> Work instructions: Find, in the records below, the line that contains "Reproduce this chart with Apache ECharts." and the line that contains "const yDecimals = [0, 0, 0, 0, 0, 1];". Copy those two lines and everything between them exactly, but not the pictures.

> Data provided:
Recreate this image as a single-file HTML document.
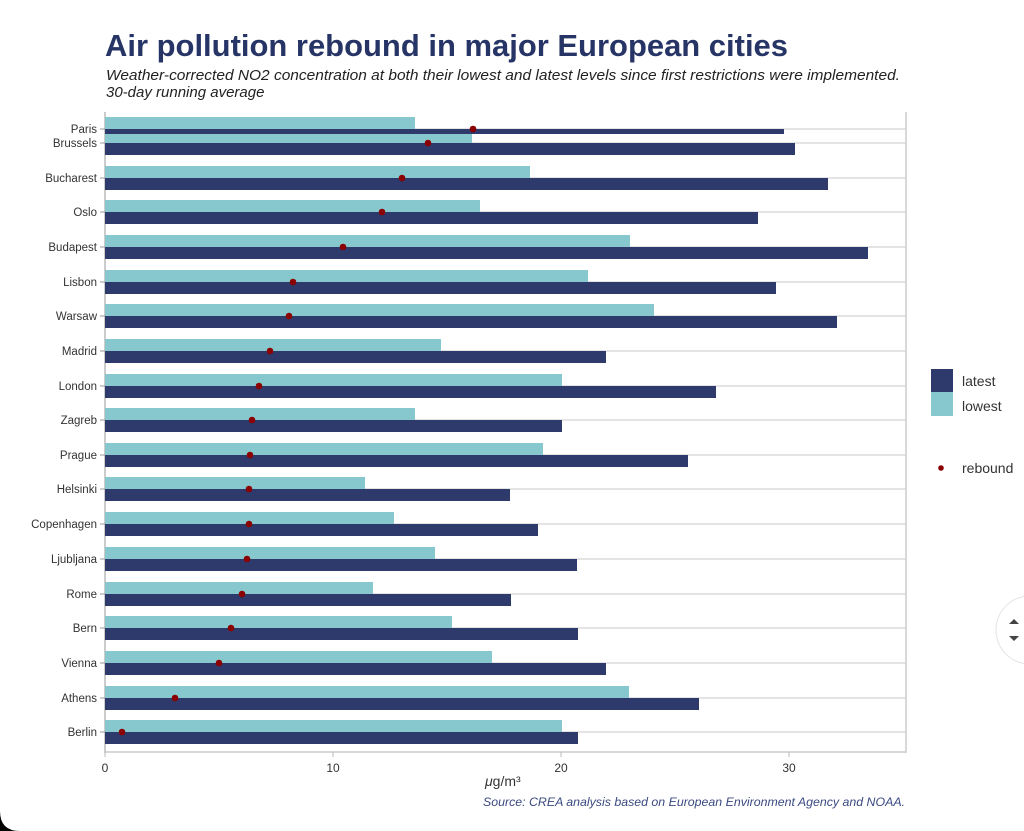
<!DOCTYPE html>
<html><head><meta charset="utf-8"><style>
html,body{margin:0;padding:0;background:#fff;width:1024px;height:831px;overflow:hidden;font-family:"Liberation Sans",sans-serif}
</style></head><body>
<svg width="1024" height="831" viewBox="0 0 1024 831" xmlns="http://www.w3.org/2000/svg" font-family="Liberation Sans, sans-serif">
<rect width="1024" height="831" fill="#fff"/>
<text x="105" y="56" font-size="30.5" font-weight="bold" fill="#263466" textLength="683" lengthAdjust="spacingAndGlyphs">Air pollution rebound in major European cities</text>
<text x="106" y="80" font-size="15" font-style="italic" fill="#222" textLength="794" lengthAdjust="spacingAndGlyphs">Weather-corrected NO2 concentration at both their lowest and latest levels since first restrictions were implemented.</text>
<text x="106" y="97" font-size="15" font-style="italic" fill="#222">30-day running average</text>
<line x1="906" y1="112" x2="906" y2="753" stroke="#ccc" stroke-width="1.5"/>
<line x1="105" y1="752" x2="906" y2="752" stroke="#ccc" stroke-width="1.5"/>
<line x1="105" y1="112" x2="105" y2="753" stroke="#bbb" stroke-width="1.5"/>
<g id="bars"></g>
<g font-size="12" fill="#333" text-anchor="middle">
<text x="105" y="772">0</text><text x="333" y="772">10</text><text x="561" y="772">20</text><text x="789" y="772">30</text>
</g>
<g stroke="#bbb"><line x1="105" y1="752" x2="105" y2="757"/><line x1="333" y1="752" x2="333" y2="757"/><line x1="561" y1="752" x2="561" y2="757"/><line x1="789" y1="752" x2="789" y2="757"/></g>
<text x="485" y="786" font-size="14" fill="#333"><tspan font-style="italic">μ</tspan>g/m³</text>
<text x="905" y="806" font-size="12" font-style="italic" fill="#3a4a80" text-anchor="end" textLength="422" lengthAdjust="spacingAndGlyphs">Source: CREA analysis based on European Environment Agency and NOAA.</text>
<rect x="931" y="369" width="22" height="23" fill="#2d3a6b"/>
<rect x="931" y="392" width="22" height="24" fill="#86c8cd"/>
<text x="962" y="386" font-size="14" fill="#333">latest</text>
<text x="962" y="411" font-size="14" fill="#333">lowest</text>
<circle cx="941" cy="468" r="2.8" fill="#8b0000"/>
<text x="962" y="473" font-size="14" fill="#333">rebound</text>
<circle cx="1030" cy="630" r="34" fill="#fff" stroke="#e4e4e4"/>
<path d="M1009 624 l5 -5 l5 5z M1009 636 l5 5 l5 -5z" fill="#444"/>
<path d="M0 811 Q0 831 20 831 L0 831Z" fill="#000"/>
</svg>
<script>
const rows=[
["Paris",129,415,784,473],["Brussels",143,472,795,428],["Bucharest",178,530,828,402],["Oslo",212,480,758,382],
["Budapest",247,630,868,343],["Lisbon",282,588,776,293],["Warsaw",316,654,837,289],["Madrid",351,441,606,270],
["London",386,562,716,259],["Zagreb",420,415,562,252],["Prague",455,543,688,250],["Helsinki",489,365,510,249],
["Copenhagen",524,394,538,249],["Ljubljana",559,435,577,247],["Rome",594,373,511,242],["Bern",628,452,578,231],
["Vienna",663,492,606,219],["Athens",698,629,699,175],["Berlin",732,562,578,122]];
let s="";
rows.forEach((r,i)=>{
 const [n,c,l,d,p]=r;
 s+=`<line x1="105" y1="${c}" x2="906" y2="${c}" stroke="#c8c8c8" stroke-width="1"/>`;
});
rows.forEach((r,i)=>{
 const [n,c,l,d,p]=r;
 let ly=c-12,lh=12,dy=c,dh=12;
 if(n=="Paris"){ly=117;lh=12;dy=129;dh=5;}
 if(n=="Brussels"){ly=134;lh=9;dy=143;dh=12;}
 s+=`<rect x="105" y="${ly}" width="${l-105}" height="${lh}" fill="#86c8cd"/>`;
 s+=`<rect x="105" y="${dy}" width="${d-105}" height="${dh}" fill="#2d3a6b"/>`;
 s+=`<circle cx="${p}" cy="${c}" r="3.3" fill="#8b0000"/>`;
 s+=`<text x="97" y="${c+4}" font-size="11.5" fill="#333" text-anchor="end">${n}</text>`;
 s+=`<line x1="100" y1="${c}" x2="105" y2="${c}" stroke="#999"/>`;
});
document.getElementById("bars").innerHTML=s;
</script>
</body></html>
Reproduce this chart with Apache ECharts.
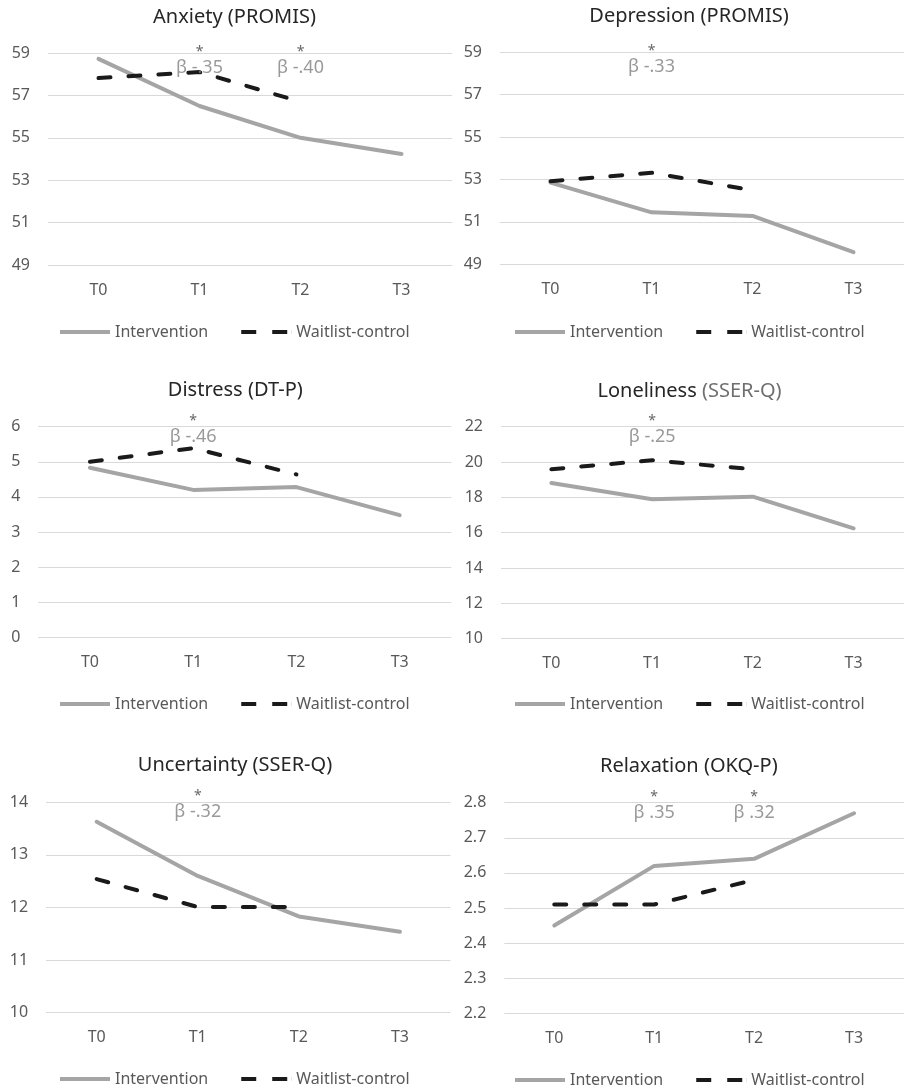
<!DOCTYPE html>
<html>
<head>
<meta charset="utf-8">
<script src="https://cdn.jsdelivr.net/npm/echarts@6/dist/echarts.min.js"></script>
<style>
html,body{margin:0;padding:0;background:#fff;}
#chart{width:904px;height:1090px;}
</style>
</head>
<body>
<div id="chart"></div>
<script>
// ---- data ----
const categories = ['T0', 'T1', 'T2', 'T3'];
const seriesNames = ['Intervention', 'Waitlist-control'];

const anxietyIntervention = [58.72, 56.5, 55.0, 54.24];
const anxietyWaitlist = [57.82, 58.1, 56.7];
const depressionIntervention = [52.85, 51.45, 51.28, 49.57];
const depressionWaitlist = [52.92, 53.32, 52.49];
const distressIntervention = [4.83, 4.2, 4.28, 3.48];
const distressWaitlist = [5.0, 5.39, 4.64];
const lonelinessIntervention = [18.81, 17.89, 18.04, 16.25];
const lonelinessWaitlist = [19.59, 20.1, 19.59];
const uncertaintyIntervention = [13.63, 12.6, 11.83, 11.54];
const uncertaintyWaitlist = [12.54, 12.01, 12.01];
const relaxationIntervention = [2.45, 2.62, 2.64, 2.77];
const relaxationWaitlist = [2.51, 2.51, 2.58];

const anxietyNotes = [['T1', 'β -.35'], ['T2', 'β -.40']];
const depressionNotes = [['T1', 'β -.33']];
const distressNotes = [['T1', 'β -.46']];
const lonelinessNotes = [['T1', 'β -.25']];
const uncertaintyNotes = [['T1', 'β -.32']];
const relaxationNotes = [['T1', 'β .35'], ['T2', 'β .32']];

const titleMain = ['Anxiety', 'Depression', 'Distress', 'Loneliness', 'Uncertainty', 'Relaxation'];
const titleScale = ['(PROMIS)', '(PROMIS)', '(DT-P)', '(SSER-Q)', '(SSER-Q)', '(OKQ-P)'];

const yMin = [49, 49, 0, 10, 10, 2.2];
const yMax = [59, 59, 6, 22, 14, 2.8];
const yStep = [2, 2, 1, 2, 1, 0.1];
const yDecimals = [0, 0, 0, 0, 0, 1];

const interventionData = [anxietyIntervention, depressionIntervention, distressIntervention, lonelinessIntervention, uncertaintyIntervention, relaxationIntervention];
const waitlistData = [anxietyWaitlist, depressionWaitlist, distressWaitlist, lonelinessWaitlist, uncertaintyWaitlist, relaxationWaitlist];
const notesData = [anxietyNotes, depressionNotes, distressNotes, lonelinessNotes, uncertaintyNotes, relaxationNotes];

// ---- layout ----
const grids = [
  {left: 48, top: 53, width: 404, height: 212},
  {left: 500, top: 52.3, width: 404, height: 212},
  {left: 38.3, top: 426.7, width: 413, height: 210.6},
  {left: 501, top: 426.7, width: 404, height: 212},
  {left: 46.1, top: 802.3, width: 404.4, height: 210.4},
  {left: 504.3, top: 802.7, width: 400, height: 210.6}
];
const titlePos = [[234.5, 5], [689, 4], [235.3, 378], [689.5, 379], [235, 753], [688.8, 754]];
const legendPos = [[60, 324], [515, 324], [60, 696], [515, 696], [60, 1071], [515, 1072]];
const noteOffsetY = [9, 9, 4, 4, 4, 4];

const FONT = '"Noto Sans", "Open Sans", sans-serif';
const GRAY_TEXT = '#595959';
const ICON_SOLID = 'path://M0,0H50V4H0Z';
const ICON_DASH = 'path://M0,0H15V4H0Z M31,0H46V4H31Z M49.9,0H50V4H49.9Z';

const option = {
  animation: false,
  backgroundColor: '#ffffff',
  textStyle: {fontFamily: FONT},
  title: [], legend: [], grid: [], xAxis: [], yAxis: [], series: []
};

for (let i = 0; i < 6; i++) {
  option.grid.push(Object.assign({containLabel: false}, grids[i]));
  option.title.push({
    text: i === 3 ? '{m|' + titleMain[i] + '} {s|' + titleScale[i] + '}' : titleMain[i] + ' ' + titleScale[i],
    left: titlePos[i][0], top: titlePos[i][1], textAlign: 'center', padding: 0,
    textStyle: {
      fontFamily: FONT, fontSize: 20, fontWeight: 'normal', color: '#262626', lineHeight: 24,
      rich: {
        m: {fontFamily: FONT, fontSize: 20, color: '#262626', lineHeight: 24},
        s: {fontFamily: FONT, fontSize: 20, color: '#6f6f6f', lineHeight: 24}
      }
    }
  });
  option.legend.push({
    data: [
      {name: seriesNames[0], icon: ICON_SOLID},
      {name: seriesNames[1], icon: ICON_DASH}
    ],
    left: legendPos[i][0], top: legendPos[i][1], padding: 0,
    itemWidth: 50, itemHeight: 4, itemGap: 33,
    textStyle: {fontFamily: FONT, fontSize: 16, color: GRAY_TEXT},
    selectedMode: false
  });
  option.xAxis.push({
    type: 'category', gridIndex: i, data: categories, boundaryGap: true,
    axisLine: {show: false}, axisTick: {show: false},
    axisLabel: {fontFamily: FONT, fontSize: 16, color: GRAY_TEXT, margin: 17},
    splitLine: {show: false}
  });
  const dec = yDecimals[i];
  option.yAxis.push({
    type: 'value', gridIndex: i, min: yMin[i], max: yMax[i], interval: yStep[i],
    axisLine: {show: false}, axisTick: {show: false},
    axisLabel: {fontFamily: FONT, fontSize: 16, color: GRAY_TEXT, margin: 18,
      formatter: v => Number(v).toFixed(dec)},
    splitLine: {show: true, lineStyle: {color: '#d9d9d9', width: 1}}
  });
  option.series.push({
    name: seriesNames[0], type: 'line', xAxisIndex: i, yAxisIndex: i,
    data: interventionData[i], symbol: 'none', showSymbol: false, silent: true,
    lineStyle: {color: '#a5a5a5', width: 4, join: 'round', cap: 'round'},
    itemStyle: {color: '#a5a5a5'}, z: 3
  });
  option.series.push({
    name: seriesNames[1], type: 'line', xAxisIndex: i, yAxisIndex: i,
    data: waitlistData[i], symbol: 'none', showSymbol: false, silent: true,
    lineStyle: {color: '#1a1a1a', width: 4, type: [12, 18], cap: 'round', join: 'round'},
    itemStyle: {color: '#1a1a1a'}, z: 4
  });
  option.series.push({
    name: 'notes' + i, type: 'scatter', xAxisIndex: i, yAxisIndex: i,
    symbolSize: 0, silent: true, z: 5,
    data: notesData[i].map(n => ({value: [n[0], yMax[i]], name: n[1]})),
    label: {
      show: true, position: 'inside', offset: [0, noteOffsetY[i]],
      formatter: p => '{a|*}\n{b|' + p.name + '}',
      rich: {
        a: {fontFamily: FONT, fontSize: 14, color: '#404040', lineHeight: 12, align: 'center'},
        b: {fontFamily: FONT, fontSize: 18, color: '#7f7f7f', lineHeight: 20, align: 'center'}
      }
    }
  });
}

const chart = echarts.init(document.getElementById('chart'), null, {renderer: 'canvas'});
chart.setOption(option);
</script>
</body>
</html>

> Solution for this task:
Reproduce this chart with Apache ECharts.
<!DOCTYPE html>
<html>
<head>
<meta charset="utf-8">
<script src="https://cdn.jsdelivr.net/npm/echarts@6/dist/echarts.min.js"></script>
<style>
html,body{margin:0;padding:0;background:#fff;}
#chart{width:904px;height:1090px;}
</style>
</head>
<body>
<div id="chart"></div>
<script>
// ---- data ----
const categories = ['T0', 'T1', 'T2', 'T3'];
const seriesNames = ['Intervention', 'Waitlist-control'];

const anxietyIntervention = [58.72, 56.5, 55.0, 54.24];
const anxietyWaitlist = [57.82, 58.1, 56.7];
const depressionIntervention = [52.85, 51.45, 51.28, 49.57];
const depressionWaitlist = [52.92, 53.32, 52.49];
const distressIntervention = [4.83, 4.2, 4.28, 3.48];
const distressWaitlist = [5.0, 5.39, 4.64];
const lonelinessIntervention = [18.81, 17.89, 18.04, 16.25];
const lonelinessWaitlist = [19.59, 20.1, 19.59];
const uncertaintyIntervention = [13.63, 12.6, 11.83, 11.54];
const uncertaintyWaitlist = [12.54, 12.01, 12.01];
const relaxationIntervention = [2.45, 2.62, 2.64, 2.77];
const relaxationWaitlist = [2.51, 2.51, 2.58];

const anxietyNotes = [['T1', 'β -.35'], ['T2', 'β -.40']];
const depressionNotes = [['T1', 'β -.33']];
const distressNotes = [['T1', 'β -.46']];
const lonelinessNotes = [['T1', 'β -.25']];
const uncertaintyNotes = [['T1', 'β -.32']];
const relaxationNotes = [['T1', 'β .35'], ['T2', 'β .32']];

const titleMain = ['Anxiety', 'Depression', 'Distress', 'Loneliness', 'Uncertainty', 'Relaxation'];
const titleScale = ['(PROMIS)', '(PROMIS)', '(DT-P)', '(SSER-Q)', '(SSER-Q)', '(OKQ-P)'];

const yMin = [49, 49, 0, 10, 10, 2.2];
const yMax = [59, 59, 6, 22, 14, 2.8];
const yStep = [2, 2, 1, 2, 1, 0.1];
const yDecimals = [0, 0, 0, 0, 0, 1];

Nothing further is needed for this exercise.